The World Bank observed that many South Asian countries have experienced waves of social unrest in recent years. Public uprisings led to government collapses in Nepal in September, Bangladesh in August 2024, and Sri Lanka in July 2022.
“Popular uprisings can create opportunities for necessary economic and social reforms,” the report said. “In the short term, however, they often disrupt economic activity.”
Citing data from 24 emerging market and developing economies (EMDEs) between 2000 and 2022, the report found that where social unrest toppled governments, GDP fell by an average of 5 percent in the subsequent quarters. These downturns were often accompanied by rising inflation and financial instability. The impacts were especially severe after prolonged unrest, in more authoritarian regimes, or during violent uprisings compared to peaceful protests.
In South Asia, the report said, many governments’ ability to cushion such shocks through expansive fiscal policies is limited by high public debt levels. Instead, policymakers should prioritise job creation to absorb the region’s rapidly expanding labour force.
Between 2010 and 2024, South Asia’s working-age population grew by about 16 million annually, but the region created fewer than 10 million jobs a year.

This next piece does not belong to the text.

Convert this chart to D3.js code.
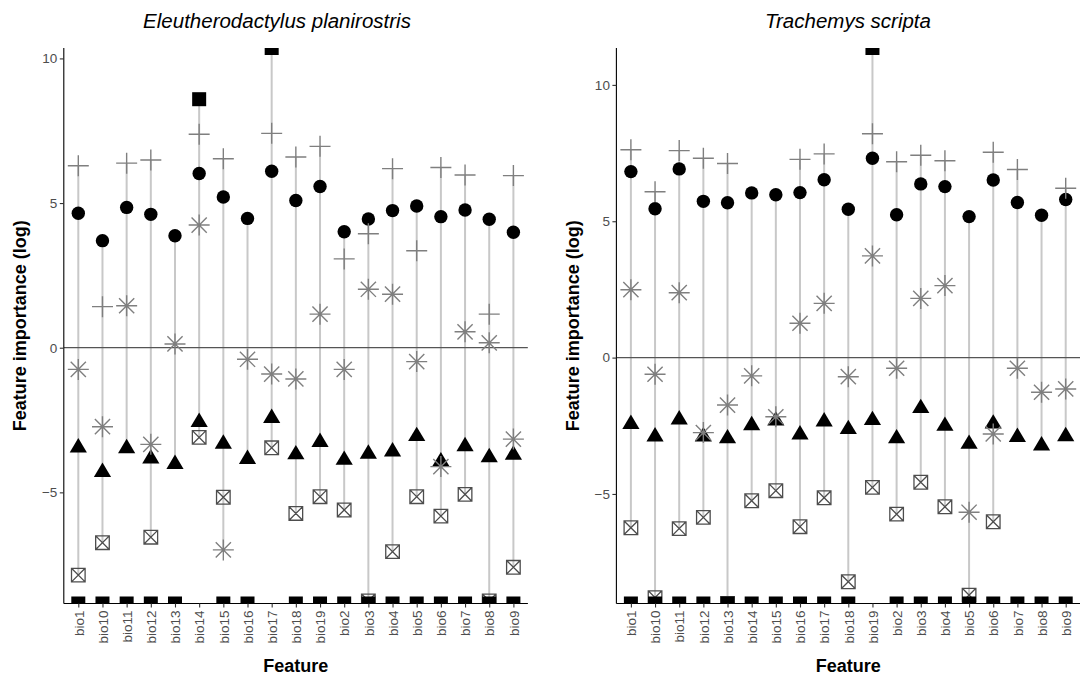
<!DOCTYPE html>
<html>
<head>
<meta charset="utf-8">
<script src="https://cdn.jsdelivr.net/npm/d3@7"></script>
<style>
  html, body { margin: 0; padding: 0; background: #fff; }
  svg { display: block; font-family: "Liberation Sans", Arial, Helvetica, sans-serif; }
</style>
</head>
<body>
<svg id="chart" width="1080" height="677"></svg>
<script>
// ---------------- DATA ----------------
const features = ["bio1","bio10","bio11","bio12","bio13","bio14","bio15","bio16","bio17","bio18","bio19","bio2","bio3","bio4","bio5","bio6","bio7","bio8","bio9"];
const yTicks = [-5, 0, 5, 10];
const titles = ["Eleutherodactylus planirostris", "Trachemys scripta"];
const xTitle = "Feature";
const yTitle = "Feature importance (log)";
const NEG = -Infinity, POS = Infinity;

// Eleutherodactylus planirostris
const leftPlus     = [6.29, 1.42, 6.38, 6.49, null, 7.38, 6.53, null, 7.41, 6.59, 6.96, 3.07, 3.94, 6.19, 3.35, 6.23, 5.97, 1.16, 5.95];
const leftCircle   = [4.65, 3.70, 4.85, 4.61, 3.87, 6.02, 5.21, 4.47, 6.10, 5.09, 5.57, 4.01, 4.45, 4.74, 4.90, 4.53, 4.76, 4.44, 3.99];
const leftStar     = [-0.75, -2.73, 1.45, -3.34, 0.13, 4.24, -6.99, -0.40, -0.91, -1.08, 1.16, -0.75, 2.02, 1.85, -0.48, -4.11, 0.55, 0.17, -3.16];
const leftTriangle = [-3.37, -4.22, -3.40, -3.75, -3.94, -2.49, -3.24, -3.77, -2.35, -3.61, -3.18, -3.80, -3.59, -3.51, -2.98, -3.85, -3.33, -3.71, -3.62];
const leftBoxX     = [-7.86, -6.74, null, -6.55, null, -3.10, -5.17, null, -3.46, -5.73, -5.15, -5.61, -8.75, -7.05, -5.15, -5.82, -5.07, -8.75, -7.59];
const leftSquare   = [NEG, NEG, NEG, NEG, NEG, 8.59, NEG, NEG, POS, NEG, NEG, NEG, NEG, NEG, NEG, NEG, NEG, NEG, NEG];
const leftYDomain  = [-8.842, 10.36];

// Trachemys scripta
const rightPlus     = [7.62, 6.08, 7.59, 7.31, 7.12, null, null, 7.27, 7.47, null, 8.21, 7.18, 7.42, 7.22, null, 7.53, 6.90, null, 6.21];
const rightCircle   = [6.82, 5.46, 6.92, 5.73, 5.68, 6.04, 5.97, 6.05, 6.52, 5.44, 7.31, 5.24, 6.37, 6.27, 5.17, 6.51, 5.69, 5.22, 5.80];
const rightStar     = [2.49, -0.61, 2.38, -2.75, -1.74, -0.67, -2.17, 1.26, 1.99, -0.70, 3.73, -0.39, 2.17, 2.64, -5.67, -2.80, -0.39, -1.27, -1.15];
const rightTriangle = [-2.35, -2.81, -2.19, -2.81, -2.88, -2.40, -2.23, -2.74, -2.26, -2.54, -2.21, -2.88, -1.77, -2.42, -3.08, -2.34, -2.83, -3.14, -2.80];
const rightBoxX     = [-6.24, -8.80, -6.27, -5.86, NEG, -5.25, -4.88, -6.20, -5.14, -8.22, -4.76, -5.74, -4.57, -5.47, -8.71, -6.02, null, null, null];
const rightSquare   = [NEG, NEG, NEG, NEG, NEG, NEG, NEG, NEG, NEG, NEG, POS, NEG, NEG, NEG, NEG, NEG, NEG, NEG, NEG];
const rightYDomain  = [-9.017, 11.353];

// ---------------- LAYOUT ----------------
const panels = [
  { title: titles[0], x0: 63.8, x1: 527.9, titleX: 277, yTitleX: 20, yDomain: leftYDomain,
    plus: leftPlus, circle: leftCircle, star: leftStar, tri: leftTriangle, boxx: leftBoxX, square: leftSquare },
  { title: titles[1], x0: 616.4, x1: 1080.2, titleX: 848, yTitleX: 573, yDomain: rightYDomain,
    plus: rightPlus, circle: rightCircle, star: rightStar, tri: rightTriangle, boxx: rightBoxX, square: rightSquare }
];
const panelTop = 48, panelBottom = 603.5;

const svg = d3.select("#chart");
const defs = svg.append("defs");

panels.forEach((p, pi) => {
  const x = d3.scalePoint().domain(features).range([p.x0, p.x1]).padding(0.6);
  const y = d3.scaleLinear().domain(p.yDomain).range([panelBottom, panelTop]).clamp(true);

  const clipId = "clip" + pi;
  defs.append("clipPath").attr("id", clipId).append("rect")
    .attr("x", p.x0).attr("y", panelTop).attr("width", p.x1 - p.x0).attr("height", panelBottom - panelTop);

  const g = svg.append("g");
  const plot = g.append("g").attr("clip-path", `url(#${clipId})`);

  const rows = features.map((f, i) => {
    const methods = [p.plus[i], p.circle[i], p.star[i], p.tri[i], p.boxx[i]].filter(v => v !== null);
    const all = methods.concat(p.square[i] !== null ? [p.square[i]] : []);
    return { f, lo: d3.min(methods), hi: d3.max(all),
      plus: p.plus[i], circle: p.circle[i], star: p.star[i], tri: p.tri[i], boxx: p.boxx[i], square: p.square[i] };
  });

  // vertical ranges
  plot.selectAll("line.range").data(rows).join("line")
    .attr("class", "range")
    .attr("x1", d => x(d.f)).attr("x2", d => x(d.f))
    .attr("y1", d => y(d.lo)).attr("y2", d => y(d.hi))
    .attr("stroke", "#c8c8c8").attr("stroke-width", 2);

  // zero line
  plot.append("line")
    .attr("x1", p.x0).attr("x2", p.x1).attr("y1", y(0)).attr("y2", y(0))
    .attr("stroke", "#555").attr("stroke-width", 1.2);

  // triangles (filled black)
  const tw = 8.6, th = 7.2;
  plot.selectAll("path.tri").data(rows.filter(d => d.tri !== null)).join("path")
    .attr("class", "tri")
    .attr("d", d => { const cx = x(d.f), cy = y(d.tri);
      return `M${cx},${cy - th}L${cx + tw},${cy + th}L${cx - tw},${cy + th}Z`; })
    .attr("fill", "#000");

  // circles
  plot.selectAll("circle.pt").data(rows.filter(d => d.circle !== null)).join("circle")
    .attr("class", "pt")
    .attr("cx", d => x(d.f)).attr("cy", d => y(d.circle)).attr("r", 6.7)
    .attr("fill", "#000");

  // plus
  const pr = 10.5;
  plot.selectAll("path.plus").data(rows.filter(d => d.plus !== null)).join("path")
    .attr("class", "plus")
    .attr("d", d => { const cx = x(d.f), cy = y(d.plus);
      return `M${cx - pr},${cy}H${cx + pr}M${cx},${cy - pr}V${cy + pr}`; })
    .attr("stroke", "#7f7f7f").attr("stroke-width", 1.4).attr("fill", "none");

  // asterisk
  const sr = 10.5, sd = 7.6;
  plot.selectAll("path.star").data(rows.filter(d => d.star !== null)).join("path")
    .attr("class", "star")
    .attr("d", d => { const cx = x(d.f), cy = y(d.star);
      return `M${cx - sr},${cy}H${cx + sr}M${cx},${cy - sr}V${cy + sr}` +
             `M${cx - sd},${cy - sd}L${cx + sd},${cy + sd}M${cx - sd},${cy + sd}L${cx + sd},${cy - sd}`; })
    .attr("stroke", "#7f7f7f").attr("stroke-width", 1.4).attr("fill", "none");

  // crossed squares
  const bs = 6.8;
  plot.selectAll("path.boxx").data(rows.filter(d => d.boxx !== null)).join("path")
    .attr("class", "boxx")
    .attr("d", d => { const cx = x(d.f), cy = y(d.boxx);
      return `M${cx - bs},${cy - bs}H${cx + bs}V${cy + bs}H${cx - bs}Z` +
             `M${cx - bs},${cy - bs}L${cx + bs},${cy + bs}M${cx - bs},${cy + bs}L${cx + bs},${cy - bs}`; })
    .attr("stroke", "#4d4d4d").attr("stroke-width", 1.3).attr("fill", "none");

  // filled squares
  const qs = 7;
  plot.selectAll("rect.sq").data(rows.filter(d => d.square !== null)).join("rect")
    .attr("class", "sq")
    .attr("x", d => x(d.f) - qs).attr("y", d => y(d.square) - qs)
    .attr("width", 2 * qs).attr("height", 2 * qs)
    .attr("fill", "#000");

  // axes
  const xAxis = g.append("g").attr("transform", `translate(0,${panelBottom})`)
    .call(d3.axisBottom(x).tickSize(4).tickSizeOuter(0));
  xAxis.select(".domain").attr("d", `M${p.x0},0H${p.x1}`).attr("stroke", "#000").attr("stroke-width", 1.1);
  xAxis.selectAll(".tick line").attr("stroke", "#333").attr("stroke-width", 1.1);
  xAxis.selectAll(".tick text")
    .attr("transform", "rotate(-90)")
    .attr("x", -7).attr("y", 0).attr("dy", "0.35em")
    .style("text-anchor", "end")
    .attr("fill", "#4d4d4d").style("font-size", "13.5px");

  const yAxis = g.append("g").attr("transform", `translate(${p.x0},0)`)
    .call(d3.axisLeft(y).tickValues(yTicks).tickFormat(d3.format("d")).tickSize(4).tickSizeOuter(0).tickPadding(2.5));
  yAxis.select(".domain").attr("d", `M0,${panelTop}V${panelBottom}`).attr("stroke", "#000").attr("stroke-width", 1.1);
  yAxis.selectAll(".tick line").attr("stroke", "#333").attr("stroke-width", 1.1);
  yAxis.selectAll(".tick text").attr("fill", "#4d4d4d").style("font-size", "13.5px");

  // titles
  g.append("text").attr("x", p.titleX).attr("y", 28)
    .attr("text-anchor", "middle").style("font-style", "italic").style("font-size", "20.5px")
    .attr("fill", "#000").text(p.title);
  g.append("text").attr("x", (p.x0 + p.x1) / 2).attr("y", 672)
    .attr("text-anchor", "middle").style("font-weight", "bold").style("font-size", "18px")
    .attr("fill", "#000").text(xTitle);
  g.append("text").attr("transform", `translate(${p.yTitleX},${(panelTop + panelBottom) / 2}) rotate(-90)`)
    .attr("dy", "0.35em")
    .attr("text-anchor", "middle").style("font-weight", "bold").style("font-size", "18px")
    .attr("fill", "#000").text(yTitle);
});
</script>
</body>
</html>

The report also warned that ongoing global trade tensions and weak investment could slow global growth, with spillover effects on South Asia. High debt has made several South Asian economies vulnerable to rising interest rates and slower growth. As banks hold large amounts of sovereign debt, fiscal stress can quickly spread to the financial system.
The World Bank said that while artificial intelligence (AI) offers opportunities to boost productivity, it could also disrupt labour markets. Meanwhile, rising tariffs in major export markets may undermine efforts to strengthen manufacturing, and mounting geopolitical pressures could push up energy costs and threaten regional energy security.